The contracts follow deals with France’s Casino, Swedish grocer ICA, Kroger in the US and Sobeys in Canada in recent years.
But investors were not always optimistic about Ocado.
The beginnings of Ocado
Ocado built its technology from the ground up, including everything from consumer facing websites to robots operated warehouses.
Early critics lambasted the company’s decision to heavily invest in creating its own technology, raising concerns about what they considered to be a high-cost business model with limited growth prospects.
Ocado, founded in 2000, started out as an online grocery business that sourced its goods from Waitrose before reinventing itself as an automation-focused technology firm.
At first, Ocado planned to keep its technology to itself.
But three years after it listed in 2010 on the London Stock Exchange, Ocado decided that selling the technology would not only boost revenues but prevent other retailers from copying.
In 2013, the company agreed a tie-up with WM Morrison Supermarkets PLC (LON:MRW) to set up the supermarket chain’s online grocery delivery service.
Investors wanted to see more third-party deals but Ocado was not yet equipped to take on multiple retailers.
At the time, Ocado brushed off market scepticism over the failure to secure more partnerships and focused on developing its technology.

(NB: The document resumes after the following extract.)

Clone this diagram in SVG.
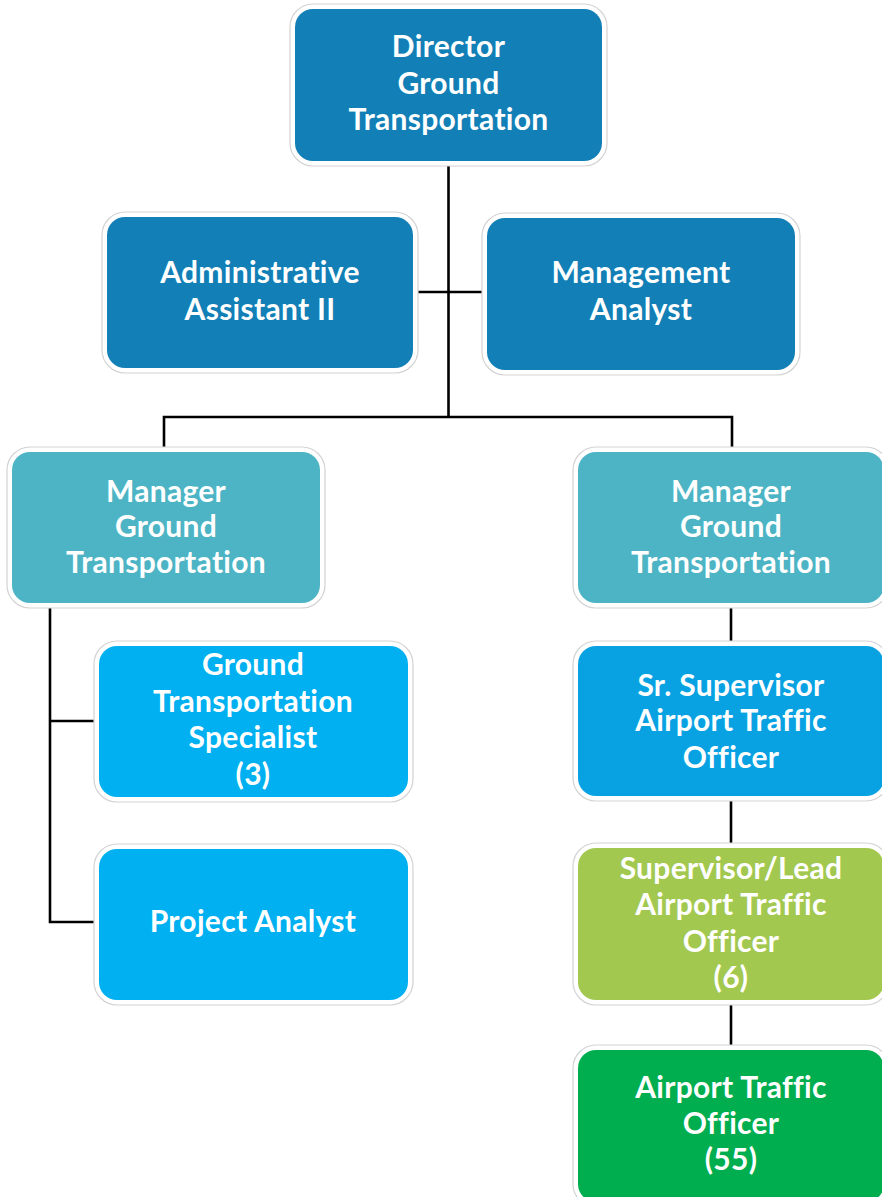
<svg xmlns="http://www.w3.org/2000/svg" width="882" height="1197" viewBox="0 0 882 1197">
<style>
.bg{fill:#fff;stroke:#d3d3d3;stroke-width:1.2}
.t{font-family:Lato,"Open Sans","Liberation Sans",sans-serif;font-weight:bold;font-size:30px;letter-spacing:0.3px;fill:#fff;text-anchor:middle}
.c{fill:none;stroke:#000;stroke-width:2.6}
.dk{fill:#127FB7}.tl{fill:#4CB4C4}.lb{fill:#00B0F0}.sb{fill:#08A2E3}.yg{fill:#A3C850}.gr{fill:#00AE4F}
</style>
<rect width="882" height="1197" fill="#fff"/>
<g id="connectors">
<path class="c" d="M448.5 163V417M413 292H487M164 452V417H732V452M50 605V922H99M50 721H99M731 605V646M731 798V848M731 1001V1050"/>
</g>
<g id="director">
<rect class="bg" x="290" y="4" width="317" height="162" rx="23"/>
<rect class="dk" x="295" y="9" width="307" height="152" rx="18"/>
<text class="t" x="448.5" y="57">Director</text>
<text class="t" x="448.5" y="94">Ground</text>
<text class="t" x="448.5" y="130">Transportation</text>
</g>
<g id="admin">
<rect class="bg" x="102" y="212" width="316" height="161" rx="23"/>
<rect class="dk" x="107" y="217" width="306" height="151" rx="18"/>
<text class="t" x="260" y="283">Administrative</text>
<text class="t" x="260" y="320">Assistant II</text>
</g>
<g id="mgmt-analyst">
<rect class="bg" x="482" y="213" width="318" height="162" rx="23"/>
<rect class="dk" x="487" y="218" width="308" height="152" rx="18"/>
<text class="t" x="641" y="283">Management</text>
<text class="t" x="641" y="320">Analyst</text>
</g>
<g id="manager-left">
<rect class="bg" x="7" y="447" width="318" height="161" rx="23"/>
<rect class="tl" x="12" y="452" width="308" height="151" rx="18"/>
<text class="t" x="166" y="502">Manager</text>
<text class="t" x="166" y="537">Ground</text>
<text class="t" x="166" y="573">Transportation</text>
</g>
<g id="manager-right">
<rect class="bg" x="573" y="447" width="316" height="161" rx="23"/>
<rect class="tl" x="578" y="452" width="306" height="151" rx="18"/>
<text class="t" x="731" y="502">Manager</text>
<text class="t" x="731" y="537">Ground</text>
<text class="t" x="731" y="573">Transportation</text>
</g>
<g id="gt-specialist">
<rect class="bg" x="94" y="641" width="319" height="161" rx="23"/>
<rect class="lb" x="99" y="646" width="309" height="151" rx="18"/>
<text class="t" x="253" y="675">Ground</text>
<text class="t" x="253" y="712">Transportation</text>
<text class="t" x="253" y="748">Specialist</text>
<text class="t" x="253" y="785">(3)</text>
</g>
<g id="project-analyst">
<rect class="bg" x="94" y="844" width="319" height="161" rx="23"/>
<rect class="lb" x="99" y="849" width="309" height="151" rx="18"/>
<text class="t" x="253" y="932">Project Analyst</text>
</g>
<g id="sr-supervisor">
<rect class="bg" x="573" y="641" width="316" height="160" rx="23"/>
<rect class="sb" x="578" y="646" width="306" height="150" rx="18"/>
<text class="t" x="731" y="696">Sr. Supervisor</text>
<text class="t" x="731" y="731">Airport Traffic</text>
<text class="t" x="731" y="768">Officer</text>
</g>
<g id="supervisor-lead">
<rect class="bg" x="573" y="843" width="316" height="162" rx="23"/>
<rect class="yg" x="578" y="848" width="306" height="152" rx="18"/>
<text class="t" x="731" y="879">Supervisor/Lead</text>
<text class="t" x="731" y="915">Airport Traffic</text>
<text class="t" x="731" y="952">Officer</text>
<text class="t" x="731" y="988">(6)</text>
</g>
<g id="airport-traffic-officer">
<rect class="bg" x="573" y="1045" width="316" height="162" rx="23"/>
<rect class="gr" x="578" y="1050" width="306" height="152" rx="18"/>
<text class="t" x="731" y="1098">Airport Traffic</text>
<text class="t" x="731" y="1134">Officer</text>
<text class="t" x="731" y="1170">(55)</text>
</g>
</svg>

It wasn’t until 2017 that Ocado signed a long-awaited licensing deal with international customer, Casino.
Not too long after, further deals came flowing in and investor confidence grew, propelling Ocado's shares higher.
Andover blaze hit shares but only temporarily
In February, Ocado saw £1bn wiped off its market value after a fire destroyed its Andover warehouse, which handles 10% of its capacity.
However, shares have since recovered after Ocado announced a deal to spin off its legacy UK grocery retail business into a £1.5bn joint venture with M&S.
M&S will spend £750mln to buy a 50% of the joint venture and some analysts have questioned whether the company has paid too much to get into the growing internet grocery business.
The joint venture will begin trading in September 2020, when Ocado’s deal to supply Waitrose products expires.
Analyst raises concerns about M&S deal
James Yacoub, retail analyst at data and analytics company GlobalData, commented: “Following the announcement of its 50/50 joint venture with M&S, Ocado’s share price rocketed to its highest level in the online pureplay’s history, indicating that it may have got the better half of the deal.
“However by cutting its ties with Waitrose, Ocado has potentially traded a chunk of its loyal customer base for a deal with a retailer that is struggling, as its food sales continue to decline.
“There are little tangible signs to indicate that M&S has the same potential foothold as Waitrose in the online food & grocery market, which has led speculators to question whether the £750mln paid for the joint venture was simply too much and that it may be anchoring on to Ocado to help turn its fortunes around.”
Yacoub thinks Ocado’s recent £17mln investment into vertical farming is a “step in the right direct”, particularly as the grocery sector becomes more focused on sustainability, but he noted that the retailer must ensure the investments it makes can be maintained in order to ensure the longevity of the business.
On top of its move into vertical farming, Ocado plans to go head to head with Amazon by launching its own one-hour delivery service, called Zoom.
Technology investments pay off in first half
The continued investments in technology led to a 20.6% jump in revenue from the FTSE 100-listed firm's Ocado Solutions tech business to £70.8mln in the first half. Fees invoiced from partners amounted to £122.7mln in the same period, up 36% on a year ago.
Analysts at Peel Hunt see the potential for Ocado to become the “Microsoft of Retail” through the sale of its technology.
"This is the key performance indicator that investors should focus on as Ocado Group makes the dramatic transformation from a transactional online retailer to a software and deep tech hardware business,” they said in a note to clients, leaving their 'buy' recommendation on the shares unchanged after Tuesday's trading update.
Market wants to see profit from deals
AJ Bell investment director Russ Mould said Ocado has laid the foundations for its future by signing up multiple overseas partners over the past few years. However, he added, the market wants to know how much money it can make from these deals and when they will start producing a profit.
“The big challenge is getting these international technology deals up and running without any hiccups,” Mould said.
“An electrical fault in a battery charging unit causing one of its robots to catch fire and destroy a warehouse earlier this year won’t have helped Ocado’s reputation. However, management will have been able to learn from the situation and strive for greater safety measures in the future.”
Mould thinks Ocado’s investments in innovations put it on the right track to achieve its ambitious growth targets but stressed that the company needs to “turn the magical promise into profit”.